Uganda’s richest man, Sudhir Ruparelia, has reportedly been dragged to court by one of his former contractors over $12,000 in unpaid wages.

Sudhir Ruparelia
Sudhir Ruparelia shaking hands with Ugandan President

Contractor John Martin Ofwono claimed in court last week that Ruparelia employed him as a casual laborer in October 2005 to cut papyrus reeds that had overgrown at the prestigious Speke Resort and Country Lodge Munyonyo, a luxurious resort in Kampala that Ruparelia owns. Ofwono says that Ruparelia approached him through an agent with an offer to cut down over-grown papyrus reeds from Speke Resort for the payment of 60 cents per square meter of reeds slashed. Ofwono says that he slashed down papyrus reeds covering the area of 20,016 square meters between December 20, 2005 and March 2006, and was supposed to be paid $12,000, but never received the money.

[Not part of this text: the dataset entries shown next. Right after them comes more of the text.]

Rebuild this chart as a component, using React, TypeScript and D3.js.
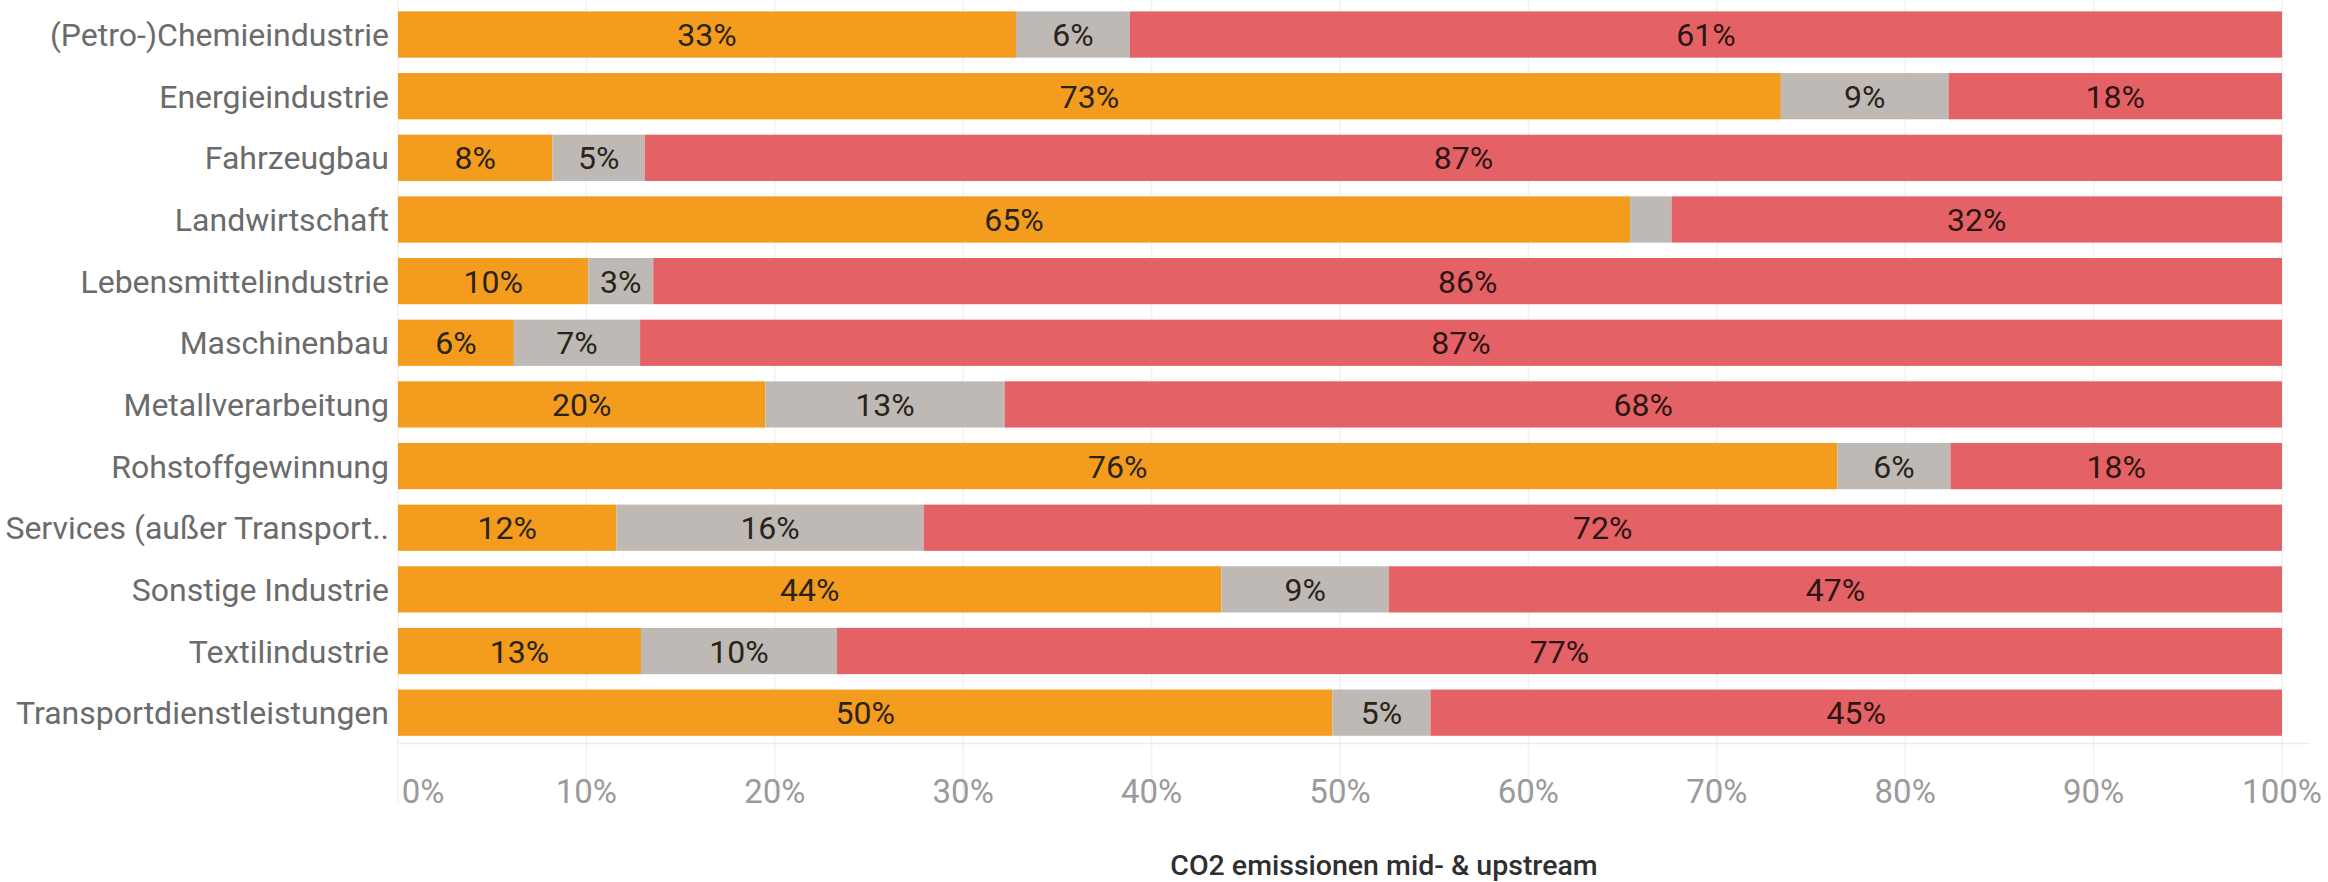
import React from "react";
import * as d3 from "d3";

// Sectors, listed top to bottom
const categories = [
  "(Petro-)Chemieindustrie",
  "Energieindustrie",
  "Fahrzeugbau",
  "Landwirtschaft",
  "Lebensmittelindustrie",
  "Maschinenbau",
  "Metallverarbeitung",
  "Rohstoffgewinnung",
  "Services (außer Transport..",
  "Sonstige Industrie",
  "Textilindustrie",
  "Transportdienstleistungen",
];

// Share of CO2 emissions per segment (fractions of 1)
const orangeShare = [0.328, 0.734, 0.082, 0.654, 0.101, 0.0615, 0.195, 0.764, 0.116, 0.437, 0.129, 0.496];
const greyShare = [0.0605, 0.089, 0.049, 0.022, 0.0345, 0.067, 0.127, 0.06, 0.163, 0.089, 0.104, 0.052];
const redShare = [0.6115, 0.177, 0.869, 0.324, 0.8645, 0.8715, 0.678, 0.176, 0.721, 0.474, 0.767, 0.452];

const xTicks = [0, 0.1, 0.2, 0.3, 0.4, 0.5, 0.6, 0.7, 0.8, 0.9, 1.0];

const seriesColors = ["#F39C1D", "#BEB9B5", "#E46265"];

const W = 2328;
const H = 882;
const FONT = "Roboto, 'Open Sans', sans-serif";

export default function App() {
  const x = d3.scaleLinear().domain([0, 1]).range([398, 2282]);
  const y = d3
    .scaleBand<string>()
    .domain(categories)
    .range([3.7, 743.5])
    .paddingInner(0.25)
    .paddingOuter(0.125);

  const rows = categories.map((c, i) => ({
    cat: c,
    orange: orangeShare[i],
    grey: greyShare[i],
    red: redShare[i],
  }));
  const stack = d3.stack<any>().keys(["orange", "grey", "red"])(rows);
  const fmt = d3.format(".0%");
  const bh = y.bandwidth();
  const plotBottom = 743.5;

  return (
    <svg
      width={W}
      height={H}
      style={{ position: "absolute", left: 0, top: 0, background: "#fff" }}
      fontFamily={FONT}
    >
      {/* vertical gridlines */}
      {xTicks.map((t) => (
        <line
          key={"g" + t}
          x1={x(t)}
          x2={x(t)}
          y1={0}
          y2={plotBottom + 60}
          stroke="#f2f2f2"
          strokeWidth={1.5}
        />
      ))}
      <line x1={398} x2={2310} y1={plotBottom} y2={plotBottom} stroke="#ececec" strokeWidth={1.5} />

      {/* stacked bars */}
      {stack.map((layer, li) =>
        layer.map((d, i) => {
          const cat = categories[i];
          const x0 = x(d[0]);
          const x1 = x(d[1]);
          const yy = y(cat)!;
          const w = x1 - x0;
          return (
            <g key={layer.key + cat}>
              <rect x={x0} y={yy} width={w} height={bh} fill={seriesColors[li]} />
              {w > 50 && (
                <text
                  x={(x0 + x1) / 2}
                  y={yy + bh / 2}
                  dy="0.36em"
                  textAnchor="middle"
                  fontSize={32}
                  fill={li === 2 ? "#2e1414" : "#2a2418"}
                >
                  {fmt(d[1] - d[0])}
                </text>
              )}
            </g>
          );
        })
      )}

      {/* category labels */}
      {categories.map((c) => (
        <text
          key={"l" + c}
          x={389}
          y={y(c)! + bh / 2}
          dy="0.36em"
          textAnchor="end"
          fontSize={32}
          fill="#6b6b6b"
        >
          {c}
        </text>
      ))}

      {/* x tick labels */}
      {xTicks.map((t, i) => (
        <text
          key={"t" + t}
          x={i === 0 ? x(t) + 25 : x(t)}
          y={803}
          textAnchor="middle"
          fontSize={33}
          fill="#9a9a9a"
        >
          {fmt(t)}
        </text>
      ))}

      {/* axis title */}
      <text x={1384} y={875} textAnchor="middle" fontSize={28.5} fill="#2f2f2f" fontWeight={500}>
        CO2 emissionen mid- &amp; upstream
      </text>
    </svg>
  );
}
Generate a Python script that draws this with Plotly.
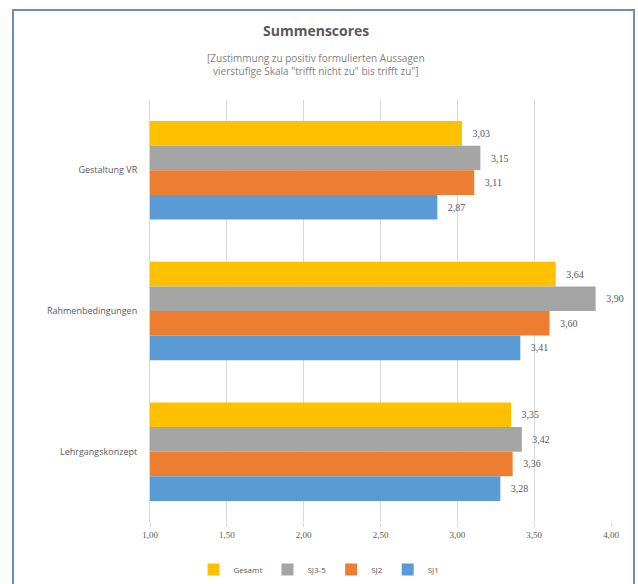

Sudhir Ruparelia, 60, is the founder of the eponymous Ruparelia Group, a Ugandan conglomerate that owns hundreds of Ugandan properties, hotels, a country club, a chain of foreign exchange bureaus, a business that grows and exports roses and Crane Bank, the country’s second largest commercial bank. Sudhir was born in Uganda but he moved to the United Kingdom with his parents as a teenager after President Idi Amin expelled all Asians from the country in 1972. He worked menial jobs in the U.K and eventually returned to Uganda in 1985 with $25,000 in savings which he used to trade commodities and currency and acquire property at dirt cheap prices, the earliest beginnings of the Ruparelia group.

A text message to Ruparelia to confirm the court case went unanswered as at the time of filing this report.